In our first reading today (Ex 17:8-13), Moses stands on a hill with crozier in hand, arms raised in prayer, while Joshua battles the Amalekites below. As long as he keeps his hands raised, Israel prevails; but when his old arms grow weary and droop, the enemy gains the advantage. Moses might seem the hero of this story, yet without his brother Aaron and nephew Hur alongside him, holding up his arms until sunset, there would have been no victory. He needed to be held up in prayer by a family, if he was to do God’s bidding and serve his wider community.
Such an image highlights something important on this Life, Marriage and Family Sunday: that there will be testing times, weary moments, when victory seems out of our reach and we might be inclined to give up.

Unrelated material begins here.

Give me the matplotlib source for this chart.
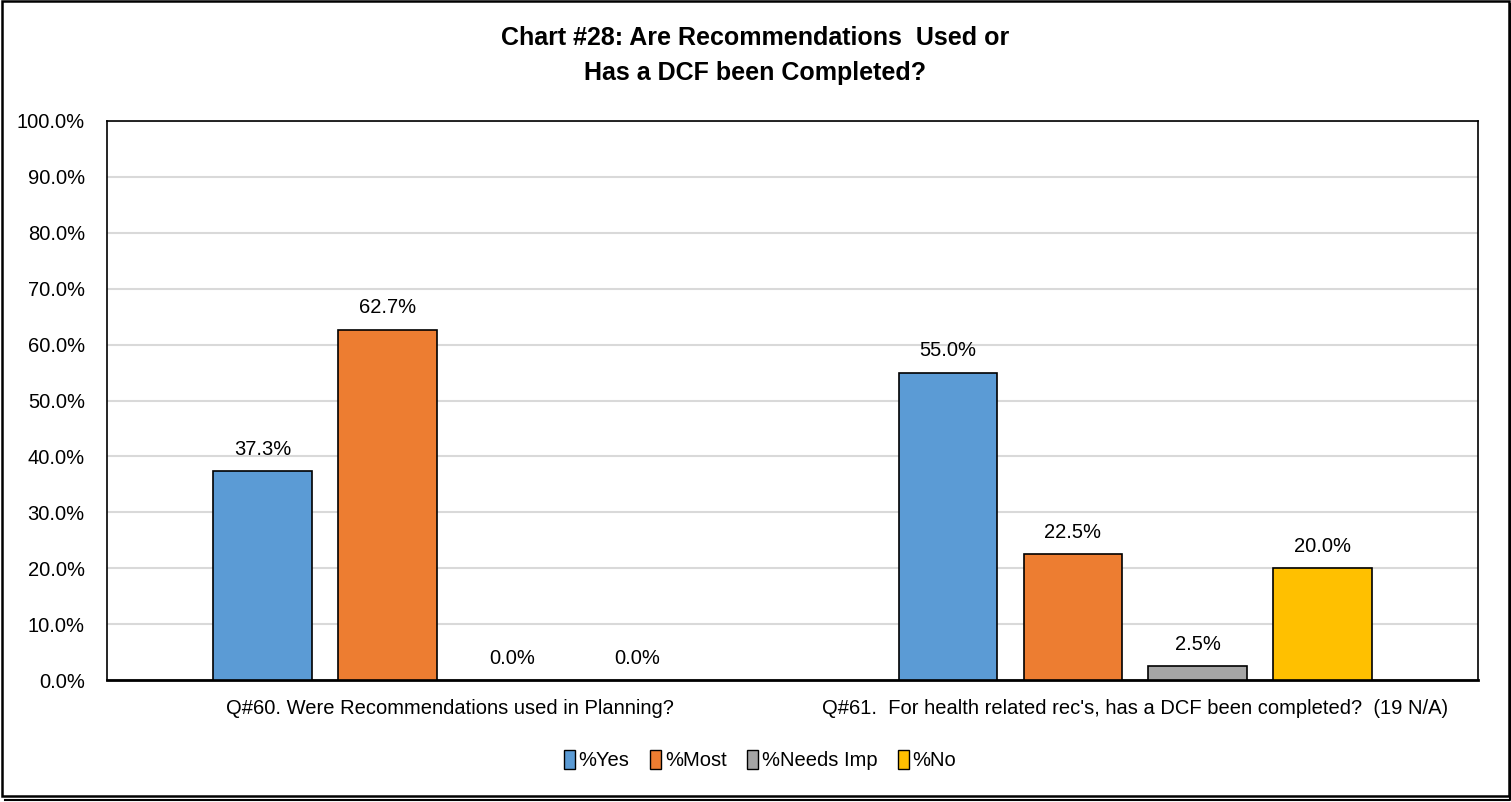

But if we persevere in prayer, supported by loved ones, we discover anew the grace of Christ working in our family, friends, Church.

Thirty years ago, in his encyclical the Gospel of Life (Evangelium Vitae), John Paul the Great referred to the family as the “sanctuary of life”. A sanctuary is a holy place, set apart, where people may encounter the sacred and be protected. Of course, not everyone experiences that at home. But the Christian aspiration, at least, is that this first structure of the human ecology is where we will learn to love and be loved, to value truth and goodness, to absorb what it means to give ourselves to God and others.
In a world that often devalues human life and relationships, the sanctuary of the family is a privileged witness to the dignity of human life and the nurture each one deserves. Here we learn that every life is precious, that sacrificial love is possible, and that the grace of prayer can transform us. To the couples here today celebrating special jubilees of their marriages, to their family members, and to all the rest of us who participate in the goods of life, marriage and family by honouring and supporting you I say: thanks be to God for you! May you continue your vital mission of holding up each other’s arms in love and raising each other up to God in prayer.